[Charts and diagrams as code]
___
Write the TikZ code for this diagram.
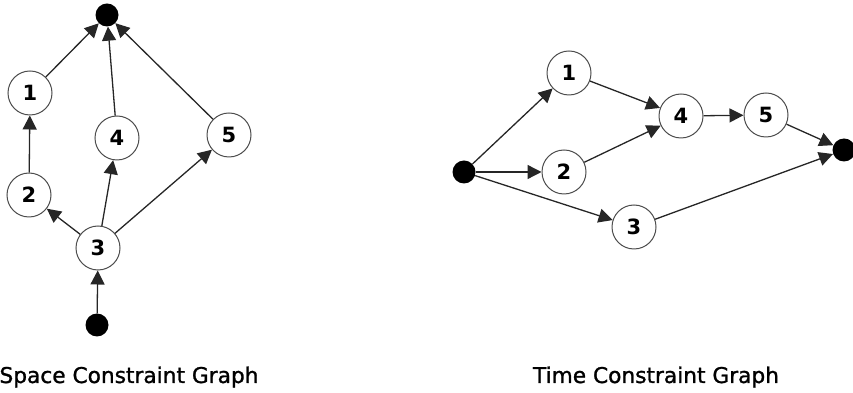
\documentclass[tikz,border=0pt]{standalone}
\usepackage{fontspec}
\setmainfont{DejaVu Sans}
\usepackage{tikz}
\usetikzlibrary{arrows.meta,positioning}

\begin{document}
\begin{tikzpicture}[
  x=1pt, y=1pt,
  vert/.style={circle, draw=black!70, line width=1pt, minimum size=44pt, inner sep=0pt,
    font=\fontsize{21}{21}\selectfont\bfseries},
  endpt/.style={circle, fill=black, minimum size=23pt, inner sep=0pt},
  arr/.style={-{Triangle[length=14pt,width=14pt]}, line width=1.3pt, draw=black!85},
  graphcaption/.style={anchor=base, font=\fontsize{21.7}{26}\selectfont\addfontfeature{FakeBold=1.2}}]
\useasboundingbox (0,0) rectangle (853,393);

\node[endpt] (sTop) at (107,378) {};
\node[vert] (s1) at (30,300) {1};
\node[vert] (s4) at (117,255) {4};
\node[vert] (s5) at (229,258) {5};
\node[vert] (s2) at (29,198) {2};
\node[vert] (s3) at (98,145) {3};
\node[endpt] (sBot) at (97,68) {};
\node[graphcaption] (sCap) at (129,10) {Space Constraint Graph};

\draw[arr] (s1) -- (sTop);
\draw[arr] (s4) -- (sTop);
\draw[arr] (s5) -- (sTop);
\draw[arr] (s2) -- (s1);
\draw[arr] (s3) -- (s2);
\draw[arr] (s3) -- (s4);
\draw[arr] (s3) -- (s5);
\draw[arr] (sBot) -- (s3);

\node[endpt] (tSrc) at (464,221) {};
\node[vert] (t1) at (569,320) {1};
\node[vert] (t2) at (564,221) {2};
\node[vert] (t3) at (634,166) {3};
\node[vert] (t4) at (681,277) {4};
\node[vert] (t5) at (766,278) {5};
\node[endpt] (tSink) at (844,243) {};
\node[graphcaption] (tCap) at (656,10) {Time Constraint Graph};

\draw[arr] (tSrc) -- (t1);
\draw[arr] (tSrc) -- (t2);
\draw[arr] (tSrc) -- (t3);
\draw[arr] (t1) -- (t4);
\draw[arr] (t2) -- (t4);
\draw[arr] (t4) -- (t5);
\draw[arr] (t5) -- (tSink);
\draw[arr] (t3) -- (tSink);
\end{tikzpicture}
\end{document}
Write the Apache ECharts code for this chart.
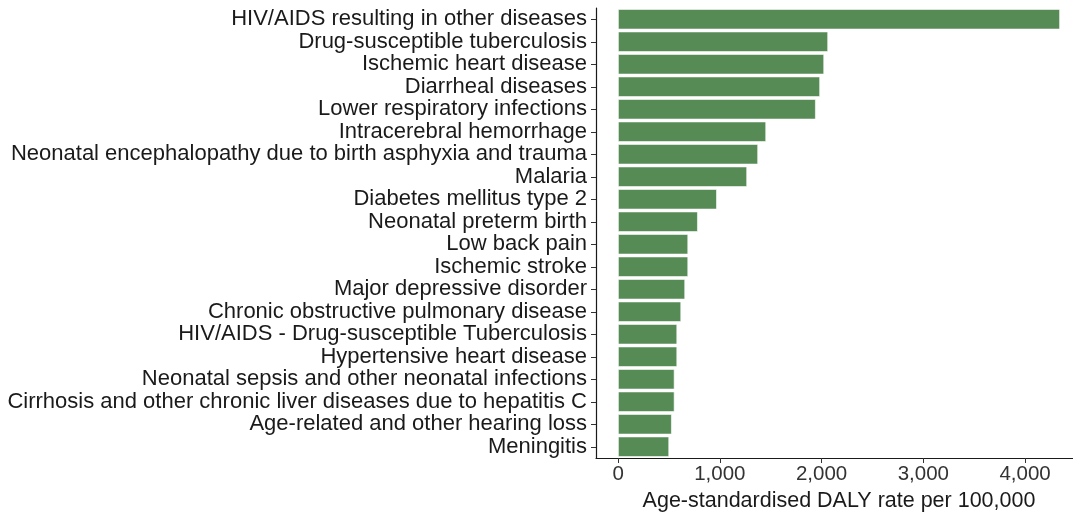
<!DOCTYPE html>
<html lang="en">
<head>
    <meta charset="UTF-8">
    <title>DALY rate</title>
    <script src="https://cdn.jsdelivr.net/npm/echarts@6.0.0/dist/echarts.min.js"></script>
    <style>
        body { margin: 0; background: #fff; }
        #chart { width: 1073px; height: 516px; }
    </style>
</head>
<body>
    <div id="chart"></div>
<script>
    // causes, top to bottom as in the picture
    var causes = [
        'HIV/AIDS resulting in other diseases',
        'Drug-susceptible tuberculosis',
        'Ischemic heart disease',
        'Diarrheal diseases',
        'Lower respiratory infections',
        'Intracerebral hemorrhage',
        'Neonatal encephalopathy due to birth asphyxia and trauma',
        'Malaria',
        'Diabetes mellitus type 2',
        'Neonatal preterm birth',
        'Low back pain',
        'Ischemic stroke',
        'Major depressive disorder',
        'Chronic obstructive pulmonary disease',
        'HIV/AIDS - Drug-susceptible Tuberculosis',
        'Hypertensive heart disease',
        'Neonatal sepsis and other neonatal infections',
        'Cirrhosis and other chronic liver diseases due to hepatitis C',
        'Age-related and other hearing loss',
        'Meningitis'
    ];
    var dalyRate = [4342, 2063, 2024, 1984, 1942, 1454, 1375, 1267, 970, 783,
                    688, 688, 658, 619, 580, 580, 554, 554, 527, 501];
    var xTicks = [0, 1000, 2000, 3000, 4000];

    var chart = echarts.init(document.getElementById('chart'));
    var option = {
        animation: false,
        grid: { left: 596, right: -9, top: 8, bottom: 58, outerBoundsMode: 'none' },
        xAxis: {
            type: 'value',
            min: -217,
            max: 4559,
            name: 'Age-standardised DALY rate per 100,000',
            nameLocation: 'middle',
            nameGap: 31,
            nameTextStyle: { fontFamily: 'Liberation Sans', fontSize: 21.5, color: '#1a1a1a' },
            splitLine: { show: false },
            axisLine: { show: true, onZero: false, lineStyle: { color: '#1a1a1a', width: 1.2 } },
            axisTick: { show: true, length: 5, customValues: xTicks, lineStyle: { color: '#333' } },
            axisLabel: {
                customValues: xTicks,
                fontFamily: 'Liberation Sans', fontSize: 20.5, color: '#333', margin: 6,
                formatter: function (v) { return v.toLocaleString('en-US'); }
            }
        },
        yAxis: {
            type: 'category',
            data: causes,
            inverse: true,
            axisLine: { show: true, onZero: false, lineStyle: { color: '#1a1a1a', width: 1.2 } },
            axisTick: { show: true, length: 5, interval: 0, alignWithLabel: true, lineStyle: { color: '#333' } },
            axisLabel: { interval: 0, fontFamily: 'Liberation Sans', fontSize: 22, color: '#1a1a1a', margin: 9 },
            boundaryGap: true
        },
        series: [{
            type: 'bar',
            data: dalyRate,
            barCategoryGap: '10%',
            itemStyle: { color: '#568b55', borderColor: '#ffffff', borderWidth: 0.6 }
        }]
    };
    chart.setOption(option);
</script>
</body>
</html>
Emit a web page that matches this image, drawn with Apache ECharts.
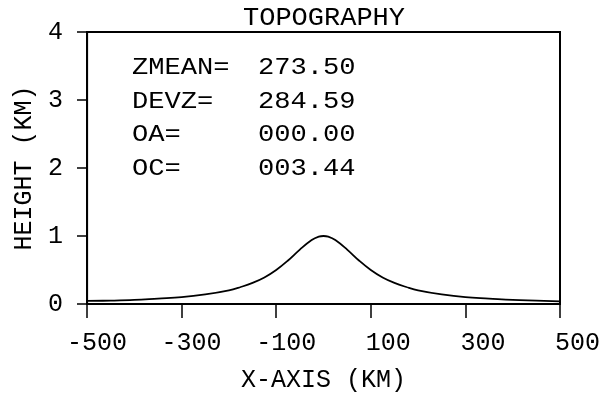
<!DOCTYPE html>
<html>
<head>
<meta charset="utf-8">
<script src="https://cdn.jsdelivr.net/npm/echarts@6/dist/echarts.min.js"></script>
<style>
  html, body { margin: 0; padding: 0; background: #fff; }
  #chart { width: 605px; height: 401px; }
</style>
</head>
<body>
<div id="chart"></div>
<script>
// Terrain profile: bell-shaped ridge across the domain
const distanceKm = [-500, -450, -400, -350, -300, -250, -200, -175, -150, -125, -100, -75, -50, -25, -10, 0,
                    10, 25, 50, 75, 100, 125, 150, 175, 200, 250, 300, 350, 400, 450, 500];
const heightKm   = [0.045, 0.05, 0.06, 0.08, 0.10, 0.14, 0.20, 0.25, 0.31, 0.39, 0.50, 0.64, 0.80, 0.94, 0.99, 1.00,
                    0.99, 0.94, 0.80, 0.64, 0.50, 0.39, 0.31, 0.25, 0.20, 0.14, 0.10, 0.08, 0.06, 0.05, 0.04];

// Tick positions on the horizontal axis
const xTicks = [-500, -300, -100, 100, 300, 500];

// Statistics printed inside the frame
const statNames  = ['ZMEAN=', 'DEVZ=', 'OA=', 'OC='];
const statValues = ['273.50', '284.59', '000.00', '003.44'];

const FONT = '"Liberation Mono", "DejaVu Sans Mono", monospace';
const INK = '#000';

const chart = echarts.init(document.getElementById('chart'), null, { renderer: 'canvas' });

const profile = distanceKm.map((d, i) => [d, heightKm[i]]);

const statText = [];
statNames.forEach((name, i) => {
  const y = 67.5 + i * 33.7;
  statText.push({
    type: 'text', x: 132, y: y, scaleX: 1.13,
    style: { text: name, font: '24px ' + FONT, fill: INK, textAlign: 'left', textVerticalAlign: 'middle' }
  });
  statText.push({
    type: 'text', x: 258, y: y, scaleX: 1.13,
    style: { text: statValues[i], font: '24px ' + FONT, fill: INK, textAlign: 'left', textVerticalAlign: 'middle' }
  });
});

chart.setOption({
  backgroundColor: '#fff',
  animation: false,
  grid: {
    left: 87, right: 45, top: 32, bottom: 97,
    show: true, borderColor: INK, borderWidth: 2,
    outerBoundsMode: 'none'
  },
  xAxis: {
    type: 'value',
    min: xTicks[0], max: xTicks[xTicks.length - 1],
    interval: xTicks[1] - xTicks[0],
    name: 'X-AXIS (KM)',
    nameLocation: 'middle',
    nameGap: 76,
    nameTextStyle: { fontFamily: FONT, fontSize: 25, color: INK, verticalAlign: 'middle' },
    axisLine: { show: true, onZero: false, lineStyle: { color: INK, width: 1.5 } },
    axisTick: { show: true, inside: false, length: 14, lineStyle: { color: INK, width: 1.5 } },
    axisLabel: {
      margin: 27,
      color: INK,
      fontFamily: FONT,
      fontSize: 25,
      formatter: v => '{r|' + v + '}',
      rich: { r: { width: 80, align: 'right', fontFamily: FONT, fontSize: 25, color: INK } }
    },
    splitLine: { show: false }
  },
  yAxis: {
    type: 'value',
    min: 0, max: 4, interval: 1,
    name: 'HEIGHT (KM)',
    nameLocation: 'middle',
    nameGap: 59,
    nameRotate: 90,
    nameTextStyle: { fontFamily: FONT, fontSize: 25, color: INK, verticalAlign: 'middle' },
    axisLine: { show: true, onZero: false, lineStyle: { color: INK, width: 1.2 } },
    axisTick: { show: true, inside: false, length: 10, lineStyle: { color: INK, width: 1.5 } },
    axisLabel: { margin: 24, color: INK, fontFamily: FONT, fontSize: 25 },
    splitLine: { show: false }
  },
  graphic: [
    {
      type: 'text', x: 324, y: 18.5, scaleX: 1.08,
      style: { text: 'TOPOGRAPHY', font: '25px ' + FONT, fill: INK, textAlign: 'center', textVerticalAlign: 'middle' }
    }
  ].concat(statText),
  series: [{
    type: 'line',
    data: profile,
    smooth: 0.4,
    showSymbol: false,
    lineStyle: { color: INK, width: 1.8 },
    z: 3
  }]
});
</script>
</body>
</html>
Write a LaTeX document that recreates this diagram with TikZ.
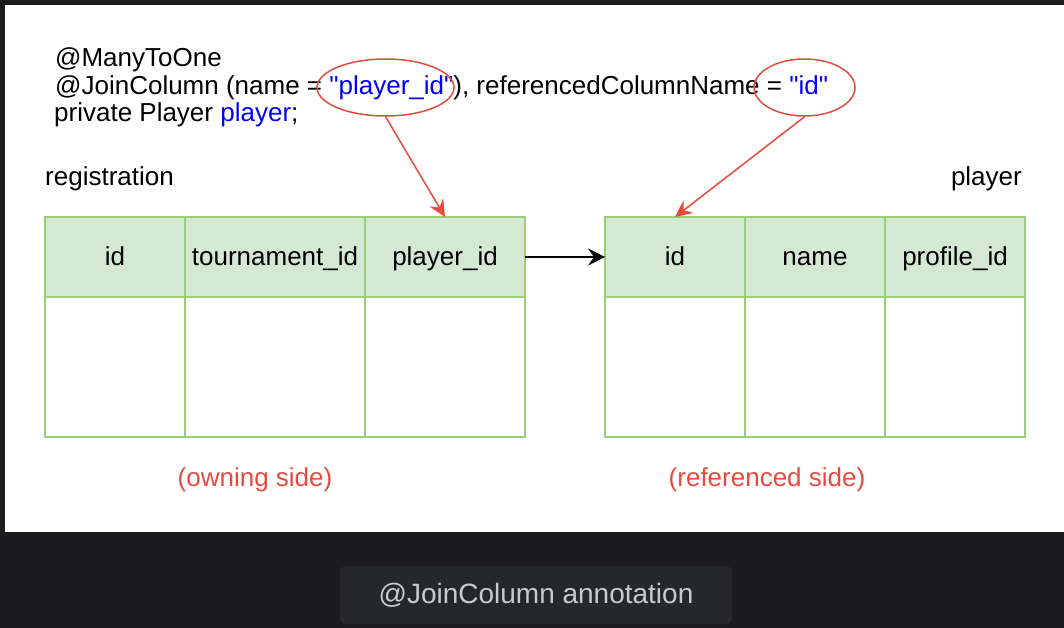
\documentclass[tikz,border=0pt]{standalone}
\usepackage{fontspec}
\setmainfont{Liberation Sans}[Ligatures=TeXOff]
\usepackage{xcolor}
\usetikzlibrary{shapes.geometric, arrows.meta, positioning}

\definecolor{pagedark}{HTML}{1C1C1E}
\definecolor{captionbox}{HTML}{26272A}
\definecolor{captiontext}{HTML}{C9CACC}
\definecolor{codeblue}{HTML}{0000FF}
\definecolor{notered}{HTML}{E84A3F}
\definecolor{cellfill}{HTML}{D5E8D4}
\definecolor{cellline}{HTML}{97D077}

\begin{document}
\begin{tikzpicture}[
    x=1pt, y=-1pt,
    every node/.style={font=\fontsize{26}{31}\selectfont},
    header/.style={rectangle, draw=cellline, fill=cellfill, line width=1.6pt, minimum width=140, minimum height=80, inner sep=0pt, outer sep=0pt, text height=20pt, text depth=2.6pt},
    cell/.style={rectangle, draw=cellline, fill=white, line width=1.6pt, minimum width=140, minimum height=140, inner sep=0pt, outer sep=0pt},
    codeline/.style={anchor=base west, inner sep=0pt},
    oval/.style={ellipse, draw=notered, line width=1.5pt, minimum height=57, inner sep=0pt},
    note/.style={text=notered, anchor=base, inner sep=0pt},
    redarrow/.style={-{Stealth[length=17pt, width=16pt, inset=6pt]}, draw=notered, fill=notered, line width=1.5pt},
    arrow/.style={-{Stealth[length=17pt, width=17pt, inset=6pt]}, line width=1.6pt},
    caption/.style={rectangle, rounded corners=6pt, fill=captionbox, text=captiontext, minimum width=392, minimum height=58, font=\fontsize{28}{32}\selectfont}
]

% page
\useasboundingbox (0,0) rectangle (1064,628);
\fill[pagedark] (0,0) rectangle (1064,628);
\fill[white] (5,5) rectangle (1064,532);

% annotation code
\node[codeline] (manytoone) at (55,67) {@ManyToOne};
\node[codeline] (joincol) at (55,95) {@JoinColumn (name = \textcolor{codeblue}{"player\_id"}), referencedColumnName = \textcolor{codeblue}{"id"}};
\node[codeline] (field) at (54,122) {private Player \textcolor{codeblue}{player};};

\node[oval, minimum width=137] (nameoval) at (385.5,87.5) {};
\node[oval, minimum width=101] (idoval) at (804.5,87.5) {};

% registration table
\node[anchor=base west, inner sep=0pt] (regtitle) at (45,186) {registration};
\node[header, anchor=north west] (regid) at (45,217) {id};
\node[header, minimum width=180, right=0pt of regid] (regtour) {tournament\_id};
\node[header, minimum width=160, right=0pt of regtour] (regplayer) {player\_id};
\node[cell, below=0pt of regid] (regidrow) {};
\node[cell, minimum width=180, below=0pt of regtour] (regtourrow) {};
\node[cell, minimum width=160, below=0pt of regplayer] (regplayerrow) {};

% player table
\node[anchor=base east, inner sep=0pt] (playertitle) at (1022,186) {player};
\node[header, anchor=north west] (refid) at (605,217) {id};
\node[header, right=0pt of refid] (refname) {name};
\node[header, right=0pt of refname] (refprofile) {profile\_id};
\node[cell, below=0pt of refid] (refidrow) {};
\node[cell, below=0pt of refname] (refnamerow) {};
\node[cell, below=0pt of refprofile] (refprofilerow) {};

% side labels
\node[note] (owning) at (255,486) {(owning side)};
\node[note] (referenced) at (767,486) {(referenced side)};

% connectors
\draw[redarrow] (nameoval.south) -- (regplayer.north);
\draw[redarrow] (idoval.south) -- (refid.north);
\draw[arrow] (regplayer.east) -- (refid.west);

% caption
\node[caption] (captionnode) at (536,595) {@JoinColumn annotation};

\end{tikzpicture}
\end{document}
___
Instruction:
Restate exactly, please, only the lines between the start of the data and the line containing "(0,0) rectangle (853,393);", both ends included, skipping the pictures.

Right answer:
Write the TikZ code for this diagram.
\documentclass[tikz,border=0pt]{standalone}
\usepackage{fontspec}
\setmainfont{DejaVu Sans}
\usepackage{tikz}
\usetikzlibrary{arrows.meta,positioning}

\begin{document}
\begin{tikzpicture}[
  x=1pt, y=1pt,
  vert/.style={circle, draw=black!70, line width=1pt, minimum size=44pt, inner sep=0pt,
    font=\fontsize{21}{21}\selectfont\bfseries},
  endpt/.style={circle, fill=black, minimum size=23pt, inner sep=0pt},
  arr/.style={-{Triangle[length=14pt,width=14pt]}, line width=1.3pt, draw=black!85},
  graphcaption/.style={anchor=base, font=\fontsize{21.7}{26}\selectfont\addfontfeature{FakeBold=1.2}}]
\useasboundingbox (0,0) rectangle (853,393);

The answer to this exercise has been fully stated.